By Antonia Logue
Grove. 308 pp. $24
Reviewed by Gary Krist
Iconoclasts are rarely known for their good manners. A hard day spent flouting convention and subverting bourgeois mores doesn't leave a lot of time for niceties like generosity, stable behavior or much of anything beyond a tireless and single-minded egotism. Self-styled artistic geniuses may do some of the necessary work of history, smashing ossified attitudes that shield culture-wide racism and sexism, but that doesn't make them any easier to live with -- in real life or in the pages of a novel.
Shadow-Box, Antonia Logue's ambitious but deeply flawed first book, recreates a time when iconoclasts were thick on the ground -- the first few decades of the 20th century, just as the previous era's conservatism was giving way to the revolutionary innovations of modernity. The book centers on three historical figures: Mina Loy, the modernist poet and proto-feminist; Arthur Cravan, an avant-garde French con man qua art critic; and Jack Johnson, the legendary boxer who became the first African-American heavyweight champion of the world. That three such wildly contrasting characters can coexist in the same novel is indicative of the era's (and the author's) bracing audacity. What they all share, however, is an irrepressible desire to abandon "the old strait-jackets in pursuit of a modernity and newness that was waiting to be crafted by whoever chose."
The bulk of Logue's complexly constructed novel takes the form of letters exchanged between Loy and Johnson in 1946, long after each has faded from the public eye. In Loy's letters, we learn of her early years as a painter in Paris, her flirtation with Italian Futurism in Tuscany, and her New York Dadaist days, when she abandoned her inconvenient children for several years to rub elbows with the likes of Marcel Duchamp and William Carlos Williams. Johnson, meanwhile, contributes recollections of his heyday as a boxer and social lightning rod, when his mere existence as a black champion (and high-living lover of white women) could set off riots on three continents. The common thread in their parallel narratives is the figure of Cravan, an elusive and charismatic man whose grand romance with Loy and turbulent friendship with Johnson managed to bring together these two unlikely correspondents. Cravan, who disappeared mysteriously just after his marriage to Loy in 1918, hovers in the background of their letters like a phantom, a near-mythic embodiment of modernism's reckless spirit.
In general, Logue does an admirable job of conveying the brash and unfocused energies of the prewar years in Europe and America, the somewhat chaotic structure of her novel mirroring the chaos of the times she's depicting. But while the book may be intriguing in concept, it stumbles badly in execution. Its most conspicuous problem is the voice of Jack Johnson, which is so far from credible that it constitutes an almost constant distraction in the book. Logue, born and raised in Ireland, seems to have little idea how a Texas-born black boxer might speak. Johnson's letters careen from an appropriate colloquialism ("You and him were something else together") to an odd, out-of-nowhere poeticism ("the hookers had found the riverside, claiming territory in the scrub like they were mapping out a new cartography of body arcs and curves"). Worse, this American boxer's letters are riddled with renegade Anglicisms; "I wouldn't have fancied those jails one bit" is an all-too-representative line. And while a few such mistakes would be excusable, patience dissolves after the hundredth time Johnson uses a word like "claret," "palaver," "on holiday," or "smart" (as a synonym for "stylish").
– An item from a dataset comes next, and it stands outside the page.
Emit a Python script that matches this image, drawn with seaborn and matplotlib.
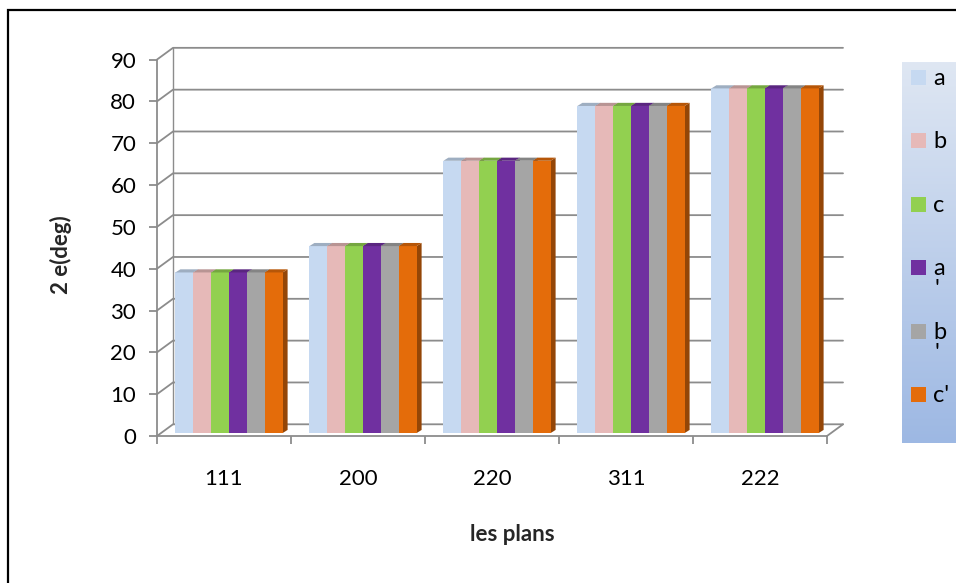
import matplotlib
matplotlib.use("Agg")

import numpy as np
import pandas as pd
import matplotlib.pyplot as plt
import matplotlib.colors as mcolors
from matplotlib.patches import Polygon, Rectangle
import seaborn as sns

# ===============================
# data
# ===============================
plans = ['111', '200', '220', '311', '222']
series = ['a', 'b', 'c', "a'", "b'", "c'"]
val_a = [38.4, 44.7, 65.1, 78.2, 82.4]
val_b = [38.4, 44.7, 65.1, 78.2, 82.4]
val_c = [38.4, 44.7, 65.1, 78.2, 82.4]
val_a2 = [38.4, 44.7, 65.1, 78.2, 82.4]
val_b2 = [38.4, 44.7, 65.1, 78.2, 82.4]
val_c2 = [38.4, 44.7, 65.1, 78.2, 82.4]
yticks = [0, 10, 20, 30, 40, 50, 60, 70, 80, 90]

colors = ['#c6d9f1', '#e6b9b8', '#92d050', '#7030a0', '#a5a5a5', '#e46c0a']

df = pd.DataFrame({
    'plan': plans * 6,
    'serie': [s for s in series for _ in plans],
    'val': val_a + val_b + val_c + val_a2 + val_b2 + val_c2,
})

sns.set_style('white')
plt.rcParams['font.family'] = ['Lato', 'DejaVu Sans']

W, H = 956, 583
fig = plt.figure(figsize=(W / 100, H / 100), dpi=100)

# axes box in pixels: left 157, right 843, bottom 436, top 47
ax = fig.add_axes([157 / W, 1 - 436 / H, (843 - 157) / W, (436 - 47) / H])

sns.barplot(data=df, x='plan', y='val', hue='serie', palette=colors,
            width=0.8, saturation=1, legend=False, ax=ax, zorder=3,
            edgecolor='none', linewidth=0)

DX = 16 / 134   # back wall offset (category units)
DY = 2.8        # back wall offset (value units)
ax.set_xlim(-0.5, 4.5 + DX)
ax.set_ylim(0, 93)

grid_c = '#8c8c8c'
# back wall gridlines
for v in yticks:
    ax.plot([-0.5, -0.5 + DX, 4.5 + DX], [v, v + DY, v + DY],
            color=grid_c, lw=1.3, zorder=1, clip_on=False)
ax.plot([-0.5 + DX, -0.5 + DX], [DY, yticks[-1] + DY], color=grid_c, lw=1.0, zorder=1)
ax.plot([4.5, 4.5 + DX], [0, DY], color=grid_c, lw=1.3, zorder=1, clip_on=False)

# bars stand a little inside the floor (mid depth) + 3D faces
bx, by = 5 / 134, 0.7
ddx, ddy = 5 / 134, 0.75
bars = sorted(ax.patches, key=lambda p: p.get_x())
for p in bars:
    p.set_x(p.get_x() + bx)
    p.set_y(by)
    x0, w, h = p.get_x(), p.get_width(), p.get_height()
    y1 = by + h
    rgb = np.array(mcolors.to_rgb(p.get_facecolor()))
    top = Polygon([(x0, y1), (x0 + ddx, y1 + ddy), (x0 + w + ddx, y1 + ddy), (x0 + w, y1)],
                  closed=True, facecolor=rgb * 0.8, edgecolor='none', zorder=3.5)
    side = Polygon([(x0 + w, by), (x0 + w, y1), (x0 + w + ddx, y1 + ddy), (x0 + w + ddx, by + ddy)],
                   closed=True, facecolor=rgb * 0.65, edgecolor='none', zorder=2.5)
    ax.add_patch(top)
    ax.add_patch(side)

# axes styling
for s in ['top', 'right']:
    ax.spines[s].set_visible(False)
ax.spines['left'].set_bounds(0, 90)
ax.spines['bottom'].set_bounds(-0.5, 4.5)
for s in ['left', 'bottom']:
    ax.spines[s].set_color(grid_c)
    ax.spines[s].set_linewidth(1.3)

ax.set_yticks(yticks)
ax.tick_params(axis='y', length=6, width=1.3, color=grid_c, labelsize=16, pad=9,
               labelcolor='black', left=True)
ax.set_xticks(range(len(plans)))
ax.set_xticklabels(plans)
ax.set_xticks(np.arange(-0.5, 5, 1), minor=True)
ax.tick_params(axis='x', which='major', length=0, labelsize=16, pad=24, labelcolor='black')
ax.tick_params(axis='x', which='minor', length=6, width=1.3, color=grid_c, bottom=True)

ax.set_xlabel('les plans', fontsize=16, fontweight='bold')
ax.set_ylabel('2 e(deg)', fontsize=16, fontweight='bold')
ax.xaxis.set_label_coords((512 - 157) / 686, (436 - 524) / 389)
ax.yaxis.set_label_coords((72 - 157) / 686, (436 - 255) / 389)

# ===============================
# legend with gradient background
# ===============================
lax = fig.add_axes([902 / W, 1 - 443 / H, (W - 902) / W, (443 - 62) / H])
grad = np.linspace(0, 1, 256).reshape(-1, 1)
cmap = mcolors.LinearSegmentedColormap.from_list('g', ['#dfe7f3', '#9db8e3'])
lax.imshow(grad, aspect='auto', cmap=cmap, extent=[0, W - 902, 443, 62])
lax.set_xlim(0, W - 902)
lax.set_ylim(443, 62)
lax.axis('off')

step = 63.4
for i, (lab, col) in enumerate(zip(series, colors)):
    ytop = 70 + i * step
    lax.add_patch(Rectangle((9, ytop), 15, 15, facecolor=col, edgecolor='none'))
    if lab.endswith("'") and lab != "c'":
        # narrow legend: the quote wraps onto the next line
        lax.text(31, ytop + 15, lab[:-1], fontsize=17, va='baseline', ha='left', color='black')
        lax.text(32, ytop + 19, "'", fontsize=17, va='top', ha='left', color='black')
    else:
        lax.text(31, ytop + 15, lab, fontsize=17, va='baseline', ha='left', color='black')

# outer frame
fig.patches.append(Rectangle((8 / W, -0.1), 1.2, 1 - 10 / H + 0.1, fill=False,
                             edgecolor='black', lw=1.6, transform=fig.transFigure,
                             figure=fig))

plt.savefig('out.png', dpi=100)
plt.close()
A more fundamental problem, however, is the static quality of the novel-in-letters structure as Logue has chosen to use it. One of the strengths of the epistolary form is its potential dynamism, each correspondent reacting to the other's revelations, coming to new self-knowledge through the give-and-take of a challenging interaction. But these letter-writers seem to be talking only to themselves. Their letters drone on obliviously, offering details in a mediated, reportorial style that doesn't allow for much character-defining dialogue. After a while, one begins to wonder how -- to take just one example -- the feminist Loy might really have responded to Johnson's offhand revelations of wife- and lover-beatings.
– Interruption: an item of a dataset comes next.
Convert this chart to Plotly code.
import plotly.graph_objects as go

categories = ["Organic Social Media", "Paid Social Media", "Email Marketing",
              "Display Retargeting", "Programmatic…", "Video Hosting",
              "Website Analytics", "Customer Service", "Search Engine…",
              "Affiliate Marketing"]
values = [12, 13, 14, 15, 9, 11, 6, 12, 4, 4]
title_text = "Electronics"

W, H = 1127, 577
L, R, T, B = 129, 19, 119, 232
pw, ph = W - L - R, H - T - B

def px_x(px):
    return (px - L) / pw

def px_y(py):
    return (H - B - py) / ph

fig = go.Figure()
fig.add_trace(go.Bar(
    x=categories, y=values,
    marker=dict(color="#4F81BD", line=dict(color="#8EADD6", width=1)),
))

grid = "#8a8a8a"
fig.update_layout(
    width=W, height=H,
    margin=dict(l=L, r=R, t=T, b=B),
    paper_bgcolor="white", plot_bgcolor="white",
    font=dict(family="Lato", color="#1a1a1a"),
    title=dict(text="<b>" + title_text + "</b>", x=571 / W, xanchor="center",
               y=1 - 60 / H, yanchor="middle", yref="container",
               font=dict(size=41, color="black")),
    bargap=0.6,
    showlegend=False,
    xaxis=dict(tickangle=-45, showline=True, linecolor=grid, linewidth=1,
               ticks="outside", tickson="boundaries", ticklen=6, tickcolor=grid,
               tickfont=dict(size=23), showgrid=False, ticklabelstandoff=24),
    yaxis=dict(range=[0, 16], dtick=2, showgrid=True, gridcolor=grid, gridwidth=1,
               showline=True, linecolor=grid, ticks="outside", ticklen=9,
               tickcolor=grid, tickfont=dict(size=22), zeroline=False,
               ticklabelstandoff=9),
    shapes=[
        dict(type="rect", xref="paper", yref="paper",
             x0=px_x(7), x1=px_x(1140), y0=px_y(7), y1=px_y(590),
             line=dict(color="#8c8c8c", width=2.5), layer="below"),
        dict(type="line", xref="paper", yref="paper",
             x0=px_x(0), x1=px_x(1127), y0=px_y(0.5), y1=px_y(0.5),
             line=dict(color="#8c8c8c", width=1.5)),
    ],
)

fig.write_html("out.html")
But Logue is so concerned with getting the biographical details down that she fails to give these people the acuity and feistiness they must have possessed in real life. In the end, both Loy and Jackson come off as solipsists -- selfish, irresponsible and a bit of a bore, despite their outwardly eventful lives. As a result, the great upheavals of early modernism, as narrated here, start to seem more like petulant adolescent rebellions than meaningful social revolutions, fueled mainly by the exercise of personal vanity.
Gary Krist is the author of two short-story collections and the novel "Bad Chemistry." His new novel, "Chaos Theory," will be published this winter.